Climate specialists at the Urals Federal University have determined, Igor Pushkaryov reports on the Znak portal, that the melting of the permafrost over the next three decades mean that “part of the territory of eight regions of the Russian Federation will disappear under water.”
Temperatures above the permafrost zone have changed “sharply” over the last 50 years, the researchers say. Earlier, they averaged about minus 10 degrees centigrade; now the average minus five degrees, and when they reach “plus one,” the experts say, “the permafrost will thaw and everything will collapse.”
Within five years, the changes will be obvious, and in a few decades, the situation will “already be a catastrophe.” Western Siberia where the permafrost is thinnest will be hit first and “all the cities of the Yamal Peninsula” will be flooded. Consequently, “all the oil and gas infrastructure will collapse, as well as all the oil and gas pipelines.”
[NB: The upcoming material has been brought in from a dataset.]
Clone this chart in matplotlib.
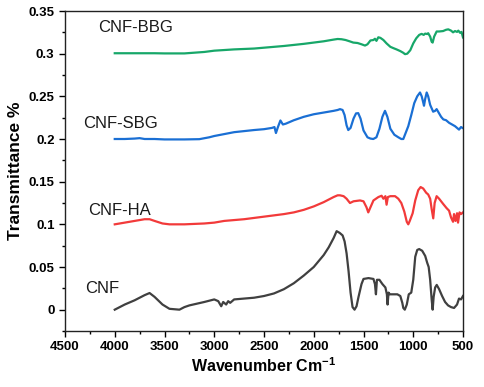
import matplotlib
matplotlib.use("Agg")
import matplotlib.pyplot as plt
from matplotlib.ticker import MultipleLocator

plt.rcParams['font.family'] = ['Liberation Sans', 'DejaVu Sans']

# CNF
cnf_x = [4000, 3900, 3800, 3700, 3650, 3600, 3520, 3450, 3350, 3300, 3250, 3100, 3000, 2960, 2930, 2910, 2880, 2860, 2840, 2800,
         2600, 2500, 2400, 2300, 2200, 2100, 2000, 1900, 1850, 1800, 1770, 1740, 1710, 1690, 1670, 1650, 1630, 1610, 1590, 1570,
         1550, 1520, 1500, 1450, 1400, 1385, 1375, 1365, 1340, 1310, 1280, 1265, 1258, 1248, 1235, 1200, 1160, 1130, 1110, 1100,
         1085, 1065, 1045, 1020, 1000, 980, 960, 940, 910, 880, 860, 845, 830, 815, 805, 795, 780, 764, 740, 710, 680, 650, 620,
         590, 560, 540, 520, 505, 500]
cnf_y = [0.000, 0.006, 0.011, 0.017, 0.0195, 0.015, 0.006, 0.001, 0.000, 0.003, 0.005, 0.009, 0.012, 0.010, 0.004, 0.009, 0.006, 0.010, 0.008, 0.012,
         0.014, 0.016, 0.019, 0.024, 0.031, 0.040, 0.050, 0.064, 0.073, 0.084, 0.092, 0.090, 0.087, 0.080, 0.066, 0.045, 0.020, 0.003, 0.000, 0.004,
         0.015, 0.030, 0.036, 0.037, 0.036, 0.030, 0.018, 0.035, 0.035, 0.030, 0.026, 0.018, 0.006, 0.020, 0.018, 0.018, 0.018, 0.016, 0.008, 0.002,
         0.000, 0.006, 0.018, 0.020, 0.035, 0.062, 0.070, 0.071, 0.069, 0.063, 0.055, 0.050, 0.035, 0.012, 0.000, 0.015, 0.026, 0.029, 0.024, 0.016, 0.009, 0.005, 0.003,
         0.002, 0.006, 0.013, 0.012, 0.015, 0.016]

# CNF-HA
ha_x = [4000, 3900, 3800, 3700, 3650, 3600, 3520, 3450, 3300, 3100, 3000, 2900, 2700, 2500, 2300, 2200, 2100, 2000, 1900, 1800,
        1760, 1736, 1700, 1670, 1636, 1600, 1535, 1500, 1470, 1452, 1430, 1400, 1350, 1318, 1300, 1280, 1268, 1255, 1230, 1183,
        1150, 1120, 1090, 1065, 1050, 1035, 1006, 980, 950, 926, 900, 870, 850, 830, 815, 799, 785, 765, 740, 700, 665, 640,
        620, 600, 590, 575, 560, 550, 535, 520, 500]
ha_y = [0.100, 0.102, 0.104, 0.106, 0.106, 0.104, 0.101, 0.100, 0.100, 0.101, 0.102, 0.104, 0.106, 0.109, 0.112, 0.114, 0.117, 0.121, 0.126, 0.132,
        0.134, 0.134, 0.133, 0.130, 0.125, 0.127, 0.128, 0.127, 0.120, 0.114, 0.120, 0.128, 0.132, 0.1335, 0.130, 0.133, 0.123, 0.132, 0.133, 0.133,
        0.130, 0.125, 0.115, 0.103, 0.100, 0.104, 0.113, 0.128, 0.140, 0.1437, 0.142, 0.137, 0.135, 0.130, 0.118, 0.107, 0.125, 0.133, 0.130, 0.124, 0.119, 0.116,
        0.108, 0.103, 0.112, 0.104, 0.113, 0.102, 0.114, 0.112, 0.114]

# CNF-SBG
sbg_x = [4000, 3900, 3800, 3750, 3700, 3600, 3500, 3300, 3150, 3050, 3000, 2800, 2600, 2500, 2420, 2395, 2380, 2360, 2335, 2310, 2280,
         2200, 2100, 2000, 1900, 1800, 1760, 1736, 1710, 1690, 1670, 1653, 1630, 1600, 1575, 1553, 1530, 1500, 1460, 1430, 1402,
         1370, 1340, 1310, 1284, 1260, 1230, 1190, 1150, 1120, 1100, 1080, 1050, 1020, 990, 960, 932, 915, 900, 892, 880, 865,
         850, 830, 800, 780, 765, 740, 720, 698, 670, 640, 610, 580, 560, 540, 520, 500]
sbg_y = [0.200, 0.200, 0.2005, 0.201, 0.200, 0.200, 0.1995, 0.1995, 0.1998, 0.202, 0.2035, 0.208, 0.2105, 0.2115, 0.213, 0.214, 0.207, 0.214, 0.2217, 0.217, 0.218,
         0.222, 0.226, 0.229, 0.231, 0.233, 0.234, 0.235, 0.234, 0.228, 0.216, 0.2105, 0.213, 0.224, 0.230, 0.2303, 0.224, 0.210, 0.202, 0.2005, 0.200,
         0.202, 0.212, 0.226, 0.233, 0.226, 0.212, 0.205, 0.202, 0.200, 0.200, 0.206, 0.215, 0.228, 0.242, 0.250, 0.2545, 0.250, 0.243, 0.239, 0.247, 0.2545,
         0.250, 0.240, 0.232, 0.233, 0.235, 0.230, 0.226, 0.223, 0.222, 0.219, 0.217, 0.215, 0.213, 0.211, 0.214, 0.2127]

# CNF-BBG
bbg_x = [4000, 3800, 3600, 3500, 3300, 3100, 3000, 2800, 2600, 2500, 2300, 2100, 2000, 1900, 1800, 1760, 1720, 1680, 1640, 1603,
         1560, 1520, 1485, 1460, 1430, 1400, 1385, 1370, 1351, 1330, 1300, 1268, 1230, 1200, 1168, 1130, 1100, 1083, 1060, 1030,
         1000, 970, 940, 916, 895, 880, 860, 850, 830, 815, 805, 790, 765, 740, 700, 670, 648, 620, 600, 580, 560, 547, 530, 515, 500]
bbg_y = [0.3005, 0.3005, 0.3005, 0.3003, 0.3003, 0.302, 0.3035, 0.305, 0.306, 0.307, 0.309, 0.3115, 0.313, 0.3145, 0.3165, 0.3172, 0.3169, 0.316, 0.3145, 0.313,
         0.3125, 0.311, 0.3095, 0.311, 0.3155, 0.316, 0.3175, 0.315, 0.3192, 0.3185, 0.316, 0.312, 0.308, 0.3065, 0.305, 0.303, 0.301, 0.2994, 0.300, 0.304,
         0.312, 0.318, 0.322, 0.3232, 0.322, 0.3235, 0.323, 0.324, 0.320, 0.314, 0.313, 0.320, 0.326, 0.326, 0.3265, 0.328, 0.3285, 0.327, 0.325, 0.3265, 0.3255, 0.327, 0.3245, 0.3255, 0.319]

labels = ["CNF", "CNF-HA", "CNF-SBG", "CNF-BBG"]
colors = ["#404040", "#f23a3a", "#1a6fd4", "#17a769"]
label_pos = [(4300, 0.0246), (4270, 0.116), (4320, 0.218), (4170, 0.331)]

fig = plt.figure(figsize=(4.84, 3.87), dpi=100)
ax = fig.add_axes([65/484, 1-331/387, (463-65)/484, (331-11)/387])

series = [(cnf_x, cnf_y), (ha_x, ha_y), (sbg_x, sbg_y), (bbg_x, bbg_y)]
for (xs, ys), c in zip(series, colors):
    ax.plot(xs, ys, color=c, lw=1.6, solid_joinstyle='round')

for lab, (lx, ly) in zip(labels, label_pos):
    ax.text(lx, ly, lab, fontsize=12, color="#1a1a1a", ha='left', va='center')

ax.set_xlim(4500, 500)
ax.set_ylim(-0.025, 0.35)
ax.xaxis.set_major_locator(MultipleLocator(500))
ax.xaxis.set_minor_locator(MultipleLocator(250))
ax.set_yticks([0, 0.05, 0.1, 0.15, 0.2, 0.25, 0.3, 0.35])
ax.set_yticklabels(["0", "0.05", "0.1", "0.15", "0.2", "0.25", "0.3", "0.35"])
ax.yaxis.set_minor_locator(MultipleLocator(0.025))
ax.tick_params(axis='both', which='major', direction='out', length=4, width=1, labelsize=9.5, top=False, right=False)
ax.tick_params(axis='both', which='minor', direction='out', length=2.5, width=1, top=False, right=False)
for lab in ax.get_xticklabels() + ax.get_yticklabels():
    lab.set_fontweight('bold')
for s in ax.spines.values():
    s.set_linewidth(1.0)
    s.set_color("#222222")

ax.set_xlabel("Wavenumber Cm$^{\\mathregular{-1}}$", fontsize=11.5, fontweight='bold', labelpad=2)
ax.set_ylabel("Transmittance %", fontsize=12.5, fontweight='bold')

fig.savefig("out.png", dpi=100)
In addition, the initial melting will undermine all buildings in Arkhangelsk and Murmansk oblasts, the Komi Republic, the Yamalo-Nenets District, Krasnoyarsk Kray and the Sakha Republic.” And subsequently, it will flood even the central Urals region as well. That will put an end to life in Russia as we know it now.
What is most immediately disturbing is the Russian government’s response: it has cut back the funding of research in this area.